Marketing, of course, is a large part of the answer. But what works? Jane Friedman shared three hours of best practices in her presentation “Marketing and Promotion in a Digital Age.”

Here are five recommended and fairly easy changes that I plan to implement as soon as possible.

  • Make my buy links into buttons and move them into positions of prominence. “We love to push buttons.”
  • Install Google Analytical on my website to harvest data. Then I can professionally analyze what works and what doesn’t. What brings people to my site? What do they look at? Where should I put my energy?
  • Edit my profile in Amazon Author Central, taking advantage of the 4,000 characters allowed. If I don’t have enough to say about myself, include reviews or influences.
  • Make bold the info “above the fold,” before the “read more.” Do this across platforms.
  • Improve my language. “Language matters.” As if writers don’t know, but amazingly we probably don’t give the idea enough thought when it comes to promotion.

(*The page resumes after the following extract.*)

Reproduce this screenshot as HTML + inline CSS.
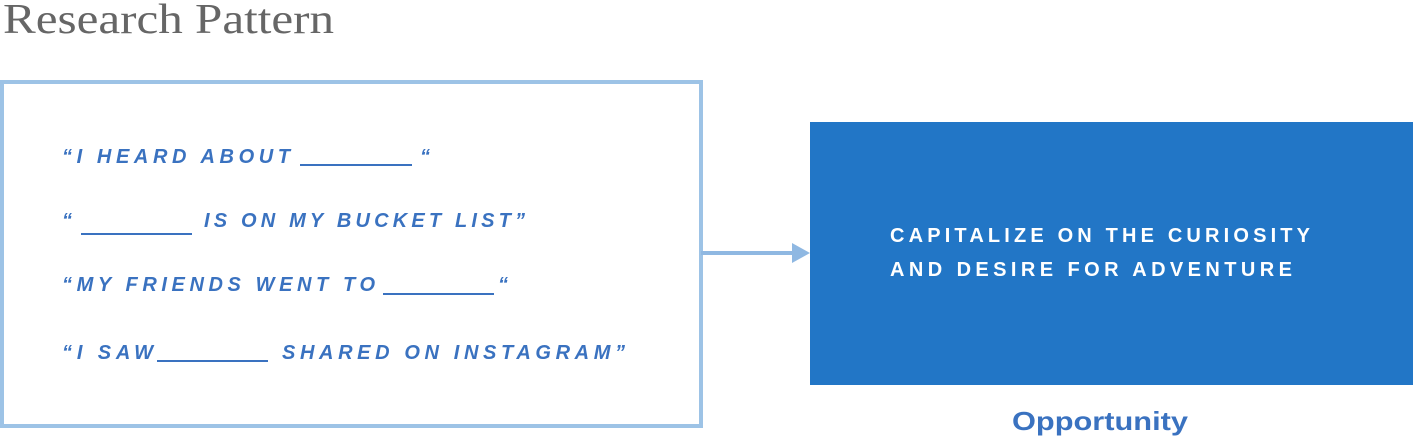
<!DOCTYPE html>
<html><head><meta charset="utf-8"><style>
html,body{margin:0;padding:0;background:#fff;width:1413px;height:438px;overflow:hidden}
svg{display:block}
.q{font-family:"Liberation Sans",sans-serif;font-style:italic;font-weight:bold;font-size:20px;fill:#3a72c0}
.w{font-family:"Liberation Sans",sans-serif;font-weight:bold;font-size:20px;fill:#fff}
</style></head><body>
<svg width="1413" height="438" viewBox="0 0 1413 438" xmlns="http://www.w3.org/2000/svg">
<text x="3" y="33" font-family="Liberation Serif,serif" font-size="42" fill="#666" textLength="331" lengthAdjust="spacingAndGlyphs">Research Pattern</text>
<rect x="2" y="82" width="699" height="344" fill="none" stroke="#9dc3e6" stroke-width="4"/>
<g class="q">
<text x="62" y="163" textLength="228" lengthAdjust="spacing">“I HEARD ABOUT</text>
<text x="420" y="163">“</text>
<text x="62" y="227">“</text>
<text x="204" y="227" textLength="321" lengthAdjust="spacing">IS ON MY BUCKET LIST”</text>
<text x="62" y="291" textLength="313" lengthAdjust="spacing">“MY FRIENDS WENT TO</text>
<text x="498" y="291">“</text>
<text x="62" y="359" textLength="91" lengthAdjust="spacing">“I SAW</text>
<text x="282" y="359" textLength="343" lengthAdjust="spacing">SHARED ON INSTAGRAM”</text>
</g>
<g stroke="#3a72c0" stroke-width="2">
<line x1="300" y1="165" x2="412" y2="165"/>
<line x1="81" y1="234" x2="192" y2="234"/>
<line x1="383" y1="294" x2="494" y2="294"/>
<line x1="157" y1="361" x2="268" y2="361"/>
</g>
<line x1="701" y1="253" x2="796" y2="253" stroke="#8fb8e2" stroke-width="4"/>
<polygon points="792,243 810,253 792,263" fill="#8fb8e2"/>
<rect x="810" y="122" width="603" height="263" fill="#2276c6"/>
<text class="w" x="890" y="242" textLength="420" lengthAdjust="spacing">CAPITALIZE ON THE CURIOSITY</text>
<text class="w" x="890" y="276" textLength="402" lengthAdjust="spacing">AND DESIRE FOR ADVENTURE</text>
<text x="1012" y="430" font-family="Liberation Sans,sans-serif" font-weight="bold" font-size="26" fill="#3a72c0" textLength="176" lengthAdjust="spacingAndGlyphs">Opportunity</text>
</svg>
</body></html>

For example, see the nice purple button to sign-up for my newsletter? There’s no “enticing” language. For the record, my quarterly newsletter offers 3 R’s: recommendations (of mysteries), release updates, and raffles. I’ve also never conducted Google searches incognito to see what pops up with my name to determine effective tags. I’ve not studied key words in reviews to know, not how I see my books, but how readers perceive them.

With only these five tips, I have plenty of work to do. But as Jane Friedman reassured the audience, a website “is always a work in progress.”